Wal-Mart Stores, the world’s biggest retailer, has decided to meet thousands of its Chinese suppliers as part of a campaign to reduce waste and emissions at the factories that make its products.
The company will recruit an outside consultancy to back the campaign and will ask non-governmental organizations to advise its plant inspectors on its sustainability efforts.
Top priorities for Wal-Mart in China will be waste disposal methods and the reduction of waste and greenhouse gas emissions. The campaign will include guidance on cutting the amount of packaging used and boosting energy efficiency.
Wal-Mart’s chief executive Lee Scott told a conference in California: ‘We started a very aggressive programme in China that is not only going to deal with environmental sustainability, but is also going to deal more aggressively with the issues of sourcing in China.’ Scott will attend a main meeting with Chinese suppliers himself.

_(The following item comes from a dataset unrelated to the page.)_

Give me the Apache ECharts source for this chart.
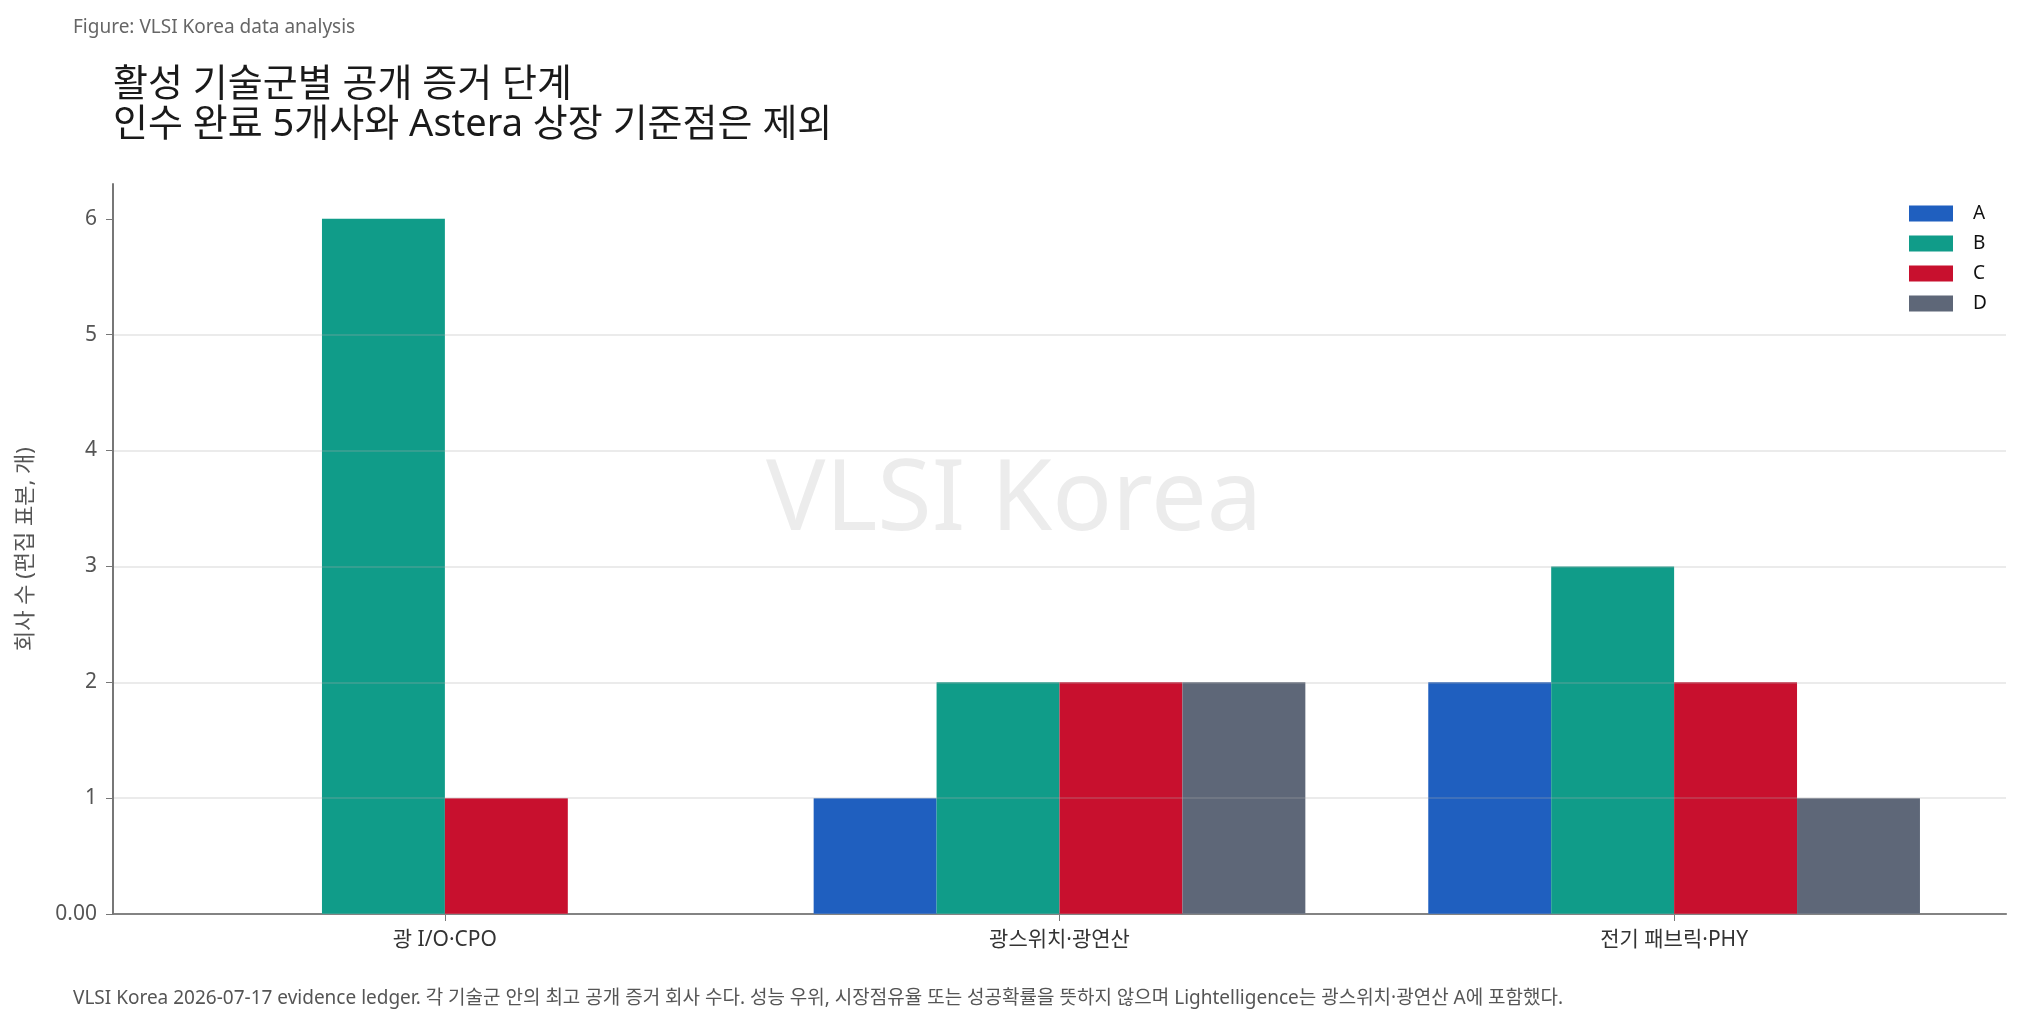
<!DOCTYPE html>
<html>
<head>
<meta charset="utf-8">
<title>활성 기술군별 공개 증거 단계</title>
<script src="https://cdn.jsdelivr.net/npm/echarts@6/dist/echarts.min.js"></script>
<style>
    html, body { margin: 0; padding: 0; background: #fff; }
    #chart { width: 2022px; height: 1025px; }
</style>
</head>
<body>
<div id="chart"></div>
<script>
// 기술군 (x축)
const categories = ['광 I/O·CPO', '광스위치·광연산', '전기 패브릭·PHY'];
// 증거 단계별 회사 수
const stageNames = ['A', 'B', 'C', 'D'];
const stageA = [0, 1, 2];
const stageB = [6, 2, 3];
const stageC = [1, 2, 2];
const stageD = [0, 2, 1];
const yTicks = [0, 1, 2, 3, 4, 5, 6];

const colors = ['#1f5fbf', '#109c89', '#c8102e', '#5e6778'];
const font = '"Noto Sans", "Noto Sans CJK KR", sans-serif';

const chart = echarts.init(document.getElementById('chart'));

function makeSeries(name, values, color) {
    return {
        name: name,
        type: 'bar',
        barWidth: '20%',
        barGap: '0%',
        itemStyle: { color: color },
        z: 1,
        data: values.map((v, i) => [i, v])
    };
}

const option = {
    backgroundColor: '#fff',
    animation: false,
    textStyle: { fontFamily: font },
    title: [
        {
            text: 'Figure: VLSI Korea data analysis',
            left: 73, top: 18, padding: 0,
            textStyle: { fontSize: 19, fontWeight: 'normal', color: '#666', fontFamily: font }
        },
        {
            text: '활성 기술군별 공개 증거 단계\n인수 완료 5개사와 Astera 상장 기준점은 제외',
            left: 113, top: 65, padding: 0,
            textStyle: { fontSize: 38, fontWeight: 'normal', color: '#1a1a1a', lineHeight: 40, fontFamily: font }
        },
        {
            text: 'VLSI Korea 2026-07-17 evidence ledger. 각 기술군 안의 최고 공개 증거 회사 수다. 성능 우위, 시장점유율 또는 성공확률을 뜻하지 않으며 Lightelligence는 광스위치·광연산 A에 포함했다.',
            left: 73, top: 989, padding: 0,
            textStyle: { fontSize: 19, fontWeight: 'normal', color: '#555', fontFamily: font }
        }
    ],
    graphic: [
        {
            type: 'text',
            left: 766, top: 452,
            z: 0,
            silent: true,
            style: {
                text: 'VLSI Korea',
                font: '99px "Noto Sans", sans-serif',
                fill: '#ececec'
            }
        }
    ],
    legend: {
        data: stageNames,
        orient: 'vertical',
        left: 1909, top: 204,
        padding: 0,
        icon: 'rect',
        itemWidth: 44,
        itemHeight: 16,
        itemGap: 11,
        textStyle: { fontSize: 19, color: '#111', fontFamily: font, padding: [0, 0, 0, 15] }
    },
    grid: { left: 113, right: 16, top: 184, bottom: 111, containLabel: false },
    xAxis: {
        type: 'value',
        min: -0.54,
        max: 2.54,
        splitLine: { show: false },
        axisLine: { show: true, onZero: false, lineStyle: { color: '#777', width: 2 } },
        axisTick: { show: true, customValues: [0, 1, 2], length: 7, lineStyle: { color: '#777' } },
        axisLabel: {
            customValues: [0, 1, 2],
            formatter: v => categories[Math.round(v)],
            fontSize: 21, color: '#333', margin: 16, fontFamily: font
        }
    },
    yAxis: {
        type: 'value',
        min: 0,
        max: 6.3,
        interval: 1,
        z: 3,
        name: '회사 수 (편집 표본, 개)',
        nameLocation: 'middle',
        nameRotate: 90,
        nameGap: 76,
        nameTextStyle: { fontSize: 22, color: '#555', fontFamily: font },
        axisLine: { show: true, onZero: false, lineStyle: { color: '#777', width: 2 } },
        axisTick: { show: true, customValues: yTicks, length: 7, lineStyle: { color: '#777' } },
        axisLabel: {
            customValues: yTicks,
            formatter: v => (v === 0 ? '0.00' : String(v)),
            fontSize: 21, color: '#555', margin: 16, fontFamily: font
        },
        splitLine: {
            show: true,
            showMaxLine: false,
            lineStyle: { color: 'rgba(170,170,170,0.32)', width: 1.5 }
        }
    },
    series: [
        makeSeries(stageNames[0], stageA, colors[0]),
        makeSeries(stageNames[1], stageB, colors[1]),
        makeSeries(stageNames[2], stageC, colors[2]),
        makeSeries(stageNames[3], stageD, colors[3])
    ]
};

chart.setOption(option);
window.addEventListener('resize', function () {
    chart.resize();
});
</script>
</body>
</html>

The company is pushing all its suppliers to reduce their packaging by five per cent within the next five years and is working with them to make their most energy-intensive products 25 per cent more energy-efficient by 2011. As part of this drive Wal-Mart wants all its flat-screen television sets to be 30 per cent more energy-efficient by 2010.
Wal-Mart’s longer-term goal is even more ambitious – it wants its suppliers eventually to produce no waste and to use energy only from renewable sources.